==== ITEMS

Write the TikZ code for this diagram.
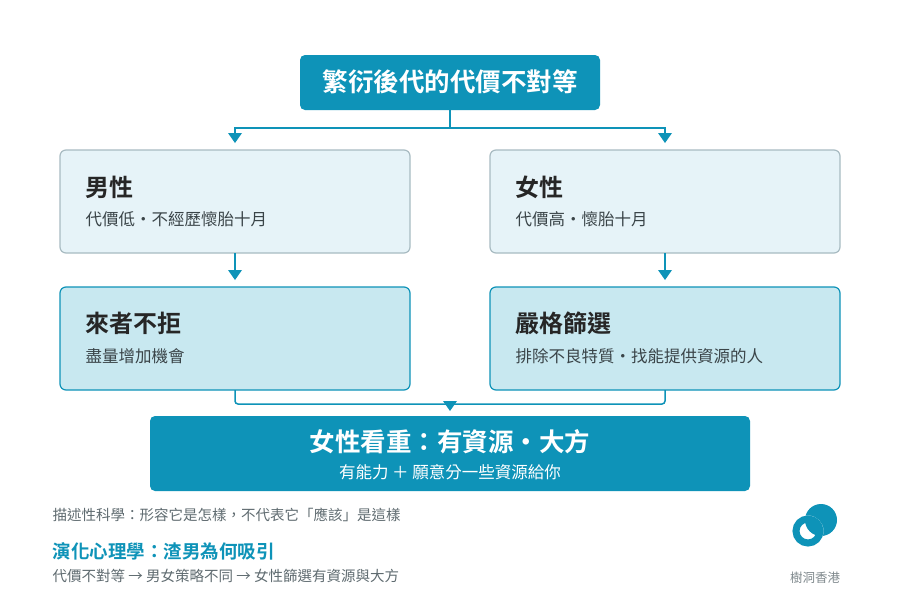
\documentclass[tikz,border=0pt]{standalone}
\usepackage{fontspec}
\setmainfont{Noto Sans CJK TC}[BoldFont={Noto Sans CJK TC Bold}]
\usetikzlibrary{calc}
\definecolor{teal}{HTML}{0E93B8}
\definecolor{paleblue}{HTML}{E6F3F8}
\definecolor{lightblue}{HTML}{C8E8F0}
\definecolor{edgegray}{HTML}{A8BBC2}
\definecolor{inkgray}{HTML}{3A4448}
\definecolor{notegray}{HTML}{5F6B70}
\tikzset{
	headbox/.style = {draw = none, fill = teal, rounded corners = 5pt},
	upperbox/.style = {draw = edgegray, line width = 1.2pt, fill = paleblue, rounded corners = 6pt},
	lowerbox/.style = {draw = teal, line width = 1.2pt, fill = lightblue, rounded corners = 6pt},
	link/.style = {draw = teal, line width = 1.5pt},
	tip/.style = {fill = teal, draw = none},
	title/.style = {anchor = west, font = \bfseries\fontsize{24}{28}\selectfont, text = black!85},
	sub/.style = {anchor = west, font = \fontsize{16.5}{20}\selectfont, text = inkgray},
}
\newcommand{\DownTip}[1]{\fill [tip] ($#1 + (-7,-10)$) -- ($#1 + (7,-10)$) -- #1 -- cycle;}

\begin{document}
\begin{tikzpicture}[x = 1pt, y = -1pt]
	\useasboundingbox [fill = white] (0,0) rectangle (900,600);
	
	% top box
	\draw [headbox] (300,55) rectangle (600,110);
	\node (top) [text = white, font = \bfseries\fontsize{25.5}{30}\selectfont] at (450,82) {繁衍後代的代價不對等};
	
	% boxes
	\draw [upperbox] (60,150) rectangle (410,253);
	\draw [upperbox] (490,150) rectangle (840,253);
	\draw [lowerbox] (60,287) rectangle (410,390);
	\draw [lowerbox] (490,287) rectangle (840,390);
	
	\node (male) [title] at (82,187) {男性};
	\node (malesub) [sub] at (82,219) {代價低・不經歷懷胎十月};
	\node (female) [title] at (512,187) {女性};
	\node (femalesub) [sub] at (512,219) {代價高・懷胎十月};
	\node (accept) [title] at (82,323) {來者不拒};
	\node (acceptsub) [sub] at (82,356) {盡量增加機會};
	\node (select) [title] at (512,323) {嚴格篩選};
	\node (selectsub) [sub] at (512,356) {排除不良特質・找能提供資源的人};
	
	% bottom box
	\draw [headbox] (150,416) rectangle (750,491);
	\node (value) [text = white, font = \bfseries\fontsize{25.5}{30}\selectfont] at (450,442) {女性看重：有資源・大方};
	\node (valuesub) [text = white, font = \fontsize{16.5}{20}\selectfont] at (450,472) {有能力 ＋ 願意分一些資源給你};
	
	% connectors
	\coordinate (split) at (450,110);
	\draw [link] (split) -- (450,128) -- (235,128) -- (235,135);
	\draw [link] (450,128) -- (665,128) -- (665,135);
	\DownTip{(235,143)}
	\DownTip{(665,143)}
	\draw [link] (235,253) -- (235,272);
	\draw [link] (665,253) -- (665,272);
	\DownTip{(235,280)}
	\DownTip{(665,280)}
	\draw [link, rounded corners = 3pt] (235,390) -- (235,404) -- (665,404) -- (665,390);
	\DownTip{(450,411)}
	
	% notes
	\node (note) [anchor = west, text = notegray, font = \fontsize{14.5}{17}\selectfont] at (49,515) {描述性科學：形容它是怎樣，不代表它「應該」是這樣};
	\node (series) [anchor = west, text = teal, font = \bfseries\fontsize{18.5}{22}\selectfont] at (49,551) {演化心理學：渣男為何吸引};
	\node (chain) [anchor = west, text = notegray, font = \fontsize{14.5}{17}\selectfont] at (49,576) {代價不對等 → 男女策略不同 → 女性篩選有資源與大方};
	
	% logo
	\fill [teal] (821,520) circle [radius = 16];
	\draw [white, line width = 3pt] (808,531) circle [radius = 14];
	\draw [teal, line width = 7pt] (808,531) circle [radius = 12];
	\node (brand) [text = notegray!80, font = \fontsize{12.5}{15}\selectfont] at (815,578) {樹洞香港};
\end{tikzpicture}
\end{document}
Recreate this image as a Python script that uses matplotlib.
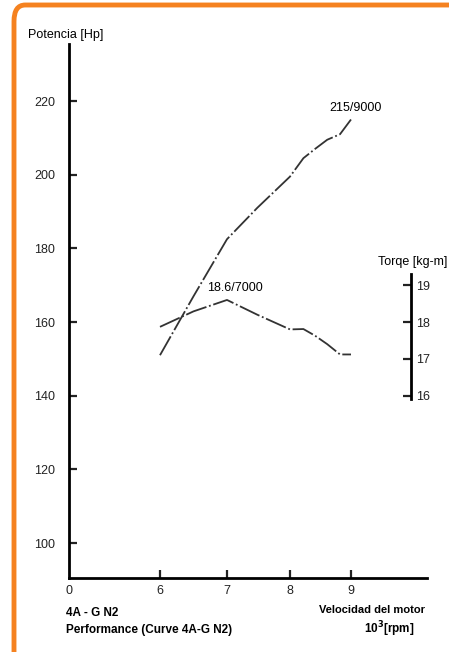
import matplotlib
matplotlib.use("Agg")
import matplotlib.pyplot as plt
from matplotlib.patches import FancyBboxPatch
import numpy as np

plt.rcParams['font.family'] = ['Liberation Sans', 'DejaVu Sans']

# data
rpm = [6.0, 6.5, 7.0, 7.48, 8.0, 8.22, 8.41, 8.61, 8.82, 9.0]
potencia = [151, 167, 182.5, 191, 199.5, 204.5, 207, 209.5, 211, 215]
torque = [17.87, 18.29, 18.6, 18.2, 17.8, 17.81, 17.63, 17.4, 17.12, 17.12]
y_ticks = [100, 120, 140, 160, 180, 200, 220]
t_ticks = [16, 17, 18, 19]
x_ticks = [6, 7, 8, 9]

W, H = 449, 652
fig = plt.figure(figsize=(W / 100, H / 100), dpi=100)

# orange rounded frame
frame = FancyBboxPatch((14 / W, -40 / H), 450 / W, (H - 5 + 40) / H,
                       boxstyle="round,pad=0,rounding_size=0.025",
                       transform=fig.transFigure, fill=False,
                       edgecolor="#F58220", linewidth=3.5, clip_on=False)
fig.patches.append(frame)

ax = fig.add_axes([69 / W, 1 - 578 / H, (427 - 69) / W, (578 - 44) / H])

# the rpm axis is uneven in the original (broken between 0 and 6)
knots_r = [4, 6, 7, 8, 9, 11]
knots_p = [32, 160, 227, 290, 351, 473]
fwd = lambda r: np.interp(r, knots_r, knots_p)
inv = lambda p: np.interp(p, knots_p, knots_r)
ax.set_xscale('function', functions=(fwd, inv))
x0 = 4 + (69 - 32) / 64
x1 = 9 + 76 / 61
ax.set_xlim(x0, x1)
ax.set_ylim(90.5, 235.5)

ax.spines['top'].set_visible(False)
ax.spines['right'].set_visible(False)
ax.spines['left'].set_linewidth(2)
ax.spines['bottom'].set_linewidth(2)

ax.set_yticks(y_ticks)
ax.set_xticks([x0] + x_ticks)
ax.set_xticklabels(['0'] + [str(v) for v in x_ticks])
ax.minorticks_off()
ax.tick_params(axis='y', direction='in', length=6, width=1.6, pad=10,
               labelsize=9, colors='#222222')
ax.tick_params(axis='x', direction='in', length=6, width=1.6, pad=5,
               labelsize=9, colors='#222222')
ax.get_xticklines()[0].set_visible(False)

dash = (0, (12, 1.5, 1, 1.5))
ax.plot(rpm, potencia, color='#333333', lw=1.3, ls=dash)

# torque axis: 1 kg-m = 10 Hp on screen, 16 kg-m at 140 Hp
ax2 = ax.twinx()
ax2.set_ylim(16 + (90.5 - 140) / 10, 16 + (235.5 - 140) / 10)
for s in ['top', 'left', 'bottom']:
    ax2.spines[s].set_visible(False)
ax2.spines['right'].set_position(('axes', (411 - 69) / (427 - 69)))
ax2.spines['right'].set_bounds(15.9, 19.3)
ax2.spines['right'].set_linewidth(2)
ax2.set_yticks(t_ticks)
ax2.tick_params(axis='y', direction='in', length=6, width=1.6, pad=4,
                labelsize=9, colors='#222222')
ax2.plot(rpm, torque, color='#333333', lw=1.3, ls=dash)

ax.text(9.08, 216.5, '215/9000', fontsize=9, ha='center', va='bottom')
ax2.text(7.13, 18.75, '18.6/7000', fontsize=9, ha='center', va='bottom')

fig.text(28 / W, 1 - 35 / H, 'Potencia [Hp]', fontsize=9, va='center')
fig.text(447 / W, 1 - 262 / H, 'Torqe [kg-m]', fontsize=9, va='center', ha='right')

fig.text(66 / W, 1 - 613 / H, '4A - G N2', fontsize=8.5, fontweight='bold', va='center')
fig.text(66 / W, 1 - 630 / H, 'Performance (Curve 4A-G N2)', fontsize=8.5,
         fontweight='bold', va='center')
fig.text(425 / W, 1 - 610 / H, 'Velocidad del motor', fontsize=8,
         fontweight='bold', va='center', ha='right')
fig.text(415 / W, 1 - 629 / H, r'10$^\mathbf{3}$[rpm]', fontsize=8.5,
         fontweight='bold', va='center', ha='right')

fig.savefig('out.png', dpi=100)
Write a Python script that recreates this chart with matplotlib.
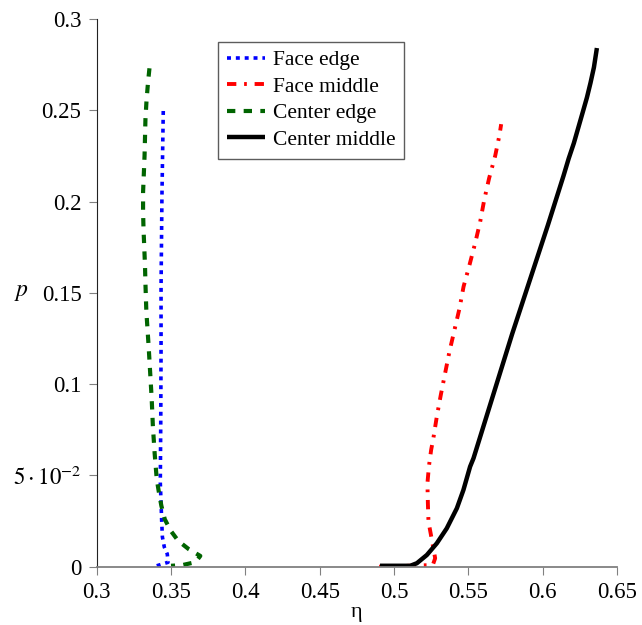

========

JOB ▸ Your task is to list each line of the records with the word "that".

ANSWER IN FULL ▸
Recreate this image as a Python script that uses matplotlib.
Write a Python script that recreates this chart with matplotlib.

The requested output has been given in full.